Be flexible - often times things may not always go as planned, so don't feel disheartened if your specific wishes and hopes may not be able to be met in all circumstances. Be prepared that you may need to make some minor amendments as not all facilities can accommodate all wishes. Your care team should always keep you updated and discuss wherever possible any decisions with yourself or your birthing partner before making a decision on your care so you are able to make informed decision that you are comfortable with.
Be prepared you may change your mind - it can be the case that you want a birth to go one way and when it comes to the day D, the situation feels different and you want to change your mind about your birth. Remember - your birth plan is just a "wishlist" or a rough guide, it is not a set in stone rule or plan, so if you feel like you want to make changes at any stage of the process, or if you feel like your plans have changed, discuss this with your team and express your new wishes. There is nothing bad about diverting from your birth plan if you feel it is best for you and baby - always do what you feel is best for you and your baby.

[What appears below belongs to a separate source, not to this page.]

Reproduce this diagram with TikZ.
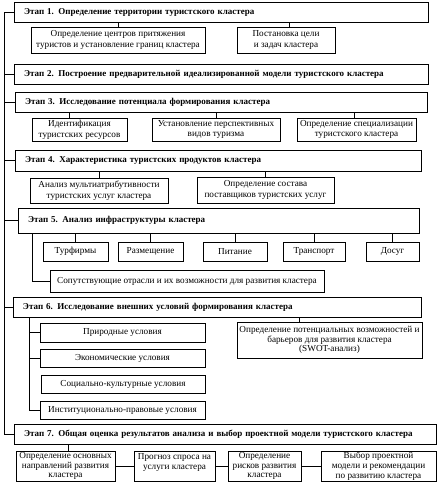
\documentclass[tikz,border=0pt]{standalone}
\usepackage{fontspec}
\setmainfont{Liberation Serif}
\newcommand\mybox[7]{\node[#6, minimum width={(#4-#2)*1pt}, minimum height={(#5-#3)*1pt}] (#1) at ({(#2+#4)/2},{(#3+#5)/2}) {#7};}
\newcommand\mystage[6]{\node[stage, text width={(#4-#2-20)*1pt}, minimum height={(#5-#3)*1pt}] (#1) at ({(#2+#4)/2},{(#3+#5)/2}) {#6};}
\begin{document}
\begin{tikzpicture}[x=1pt,y=-1pt,
  base/.style={draw, line width=0.7pt, inner sep=0pt, align=center, font=\fontsize{9.2}{10.6}\selectfont},
  tight/.style={base, font=\fontsize{9.2}{9.8}\selectfont},
  stage/.style={draw, line width=0.7pt, inner ysep=0pt, inner xsep=10pt, align=left, font=\fontsize{9}{11}\selectfont\bfseries},
  ln/.style={line width=0.7pt}]
\useasboundingbox (0,0) rectangle (438,490);
% stage 1
\mystage{s1}{14}{2}{428}{22}{Этап 1. Определение территории туристского кластера}
\mybox{a1}{31}{27}{205}{53}{base}{Определение центров притяжения\\туристов и установление границ кластера}
\mybox{a2}{237}{27}{335}{53}{base}{Постановка цели\\и задач кластера}
% stage 2
\mystage{s2}{14}{64}{428}{84}{Этап 2. Построение предварительной идеализированной модели туристского кластера}
% stage 3
\mystage{s3}{15}{92}{427}{112}{Этап 3. Исследование потенциала формирования кластера}
\mybox{b1}{32}{118}{127}{141}{base}{Идентификация\\туристских ресурсов}
\mybox{b2}{152}{118}{280}{141}{base}{Установление перспективных\\видов туризма}
\mybox{b3}{297}{118}{416}{141}{base}{Определение специализации\\туристского кластера}
% stage 4
\mystage{s4}{15}{150}{421}{171}{Этап 4. Характеристика туристских продуктов кластера}
\mybox{c1}{30}{178}{168}{203}{base}{Анализ мультиатрибутивности\\туристских услуг кластера}
\mybox{c2}{197}{177}{334}{203}{base}{Определение состава\\поставщиков туристских услуг}
% stage 5
\mystage{s5}{18}{208}{419}{233}{Этап 5. Анализ инфраструктуры кластера}
\mybox{d1}{43}{242}{108}{261}{base}{Турфирмы}
\mybox{d2}{118}{242}{183}{261}{base}{Размещение}
\mybox{d3}{203}{242}{267}{261}{base}{Питание}
\mybox{d4}{283}{242}{345}{261}{base}{Транспорт}
\mybox{d5}{366}{242}{419}{261}{base}{Досуг}
\mybox{e}{50}{270}{324}{292}{base}{Сопутствующие отрасли и их возможности для развития кластера}
% stage 6
\mystage{s6}{13}{297}{421}{317}{Этап 6. Исследование внешних условий формирования кластера}
\mybox{f1}{40}{323}{205}{342}{base}{Природные условия}
\mybox{f2}{40}{349}{205}{367}{base}{Экономические условия}
\mybox{f3}{41}{375}{205}{393}{base}{Социально-культурные условия}
\mybox{f4}{40}{401}{205}{419}{base}{Институционально-правовые условия}
\mybox{g}{237}{322}{422}{358}{tight}{Определение потенциальных возможностей и\\барьеров для развития кластера\\(SWOT-анализ)}
% stage 7
\mystage{s7}{14}{424}{436}{444}{Этап 7. Общая оценка результатов анализа и выбор проектной модели туристского кластера}
\mybox{h1}{16}{451}{115}{481}{tight}{Определение основных\\направлений развития\\кластера}
\mybox{h2}{134}{451}{215}{481}{tight}{Прогноз спроса на\\услуги кластера\\~}
\mybox{h3}{228}{451}{301}{481}{tight}{Определение\\рисков развития\\кластера}
\mybox{h4}{321}{451}{436}{481}{tight}{Выбор проектной\\модели и рекомендации\\по развитию кластера}
% spine
\draw[ln] (s1.west) -- (s1.west -| 4,0) -- (s7.west -| 4,0) -- (s7.west);
\foreach \s in {s2,s3,s4,s5,s6} \draw[ln] (\s.west) -- (\s.west -| 4,0);
% stage 1 children
\draw[ln] (a1.north) -- (a1.north |- s1.south);
\draw[ln] (a2.north -| 289,0) -- (s1.south -| 289,0);
% stage 3 children
\draw[ln] (b1.north -| 69,0) -- (s3.south -| 69,0);
\draw[ln] (b2.north) -- (b2.north |- s3.south);
\draw[ln] (b3.north -| 354,0) -- (s3.south -| 354,0);
% stage 4 children
\draw[ln] (c1.north) -- (c1.north |- s4.south);
\draw[ln] (c2.north) -- (c2.north |- s4.south);
% stage 5 children
\foreach \d in {d1,d2,d3,d4,d5} \draw[ln] (\d.north) -- (\d.north |- s5.south);
\draw[ln] (s5.south -| 32,0) |- (e.west);
% stage 6 children
\draw[ln] (s6.south -| 29,0) |- (f4.west);
\draw[ln] (f1.west) -- (f1.west -| 29,0);
\draw[ln] (f2.west) -- (f2.west -| 29,0);
\draw[ln] (g.north -| 299,0) -- (s6.south -| 299,0);
% stage 7 children
\draw[ln] (h1.north -| 68,0) -- (s7.south -| 68,0);
\draw[ln] (h1.east) -- (h2.west);
\draw[ln] (h2.east) -- (h3.west);
\draw[ln] (h3.east) -- (h4.west);
\end{tikzpicture}
\end{document}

Keep it as a keepsake - after your baby is born, you may wish to keep your birth plan as a keepsake. Perhaps you want to create a pregnancy and baby time capsule, or pop it in a pretty memory box so you can remember your pregnancy and birth journey in the future.
I hope you found this blog post helpful and that it gave you an idea where to start with your birth plan if you decide to have one. And I hope you will experience the birth you wish and hope for.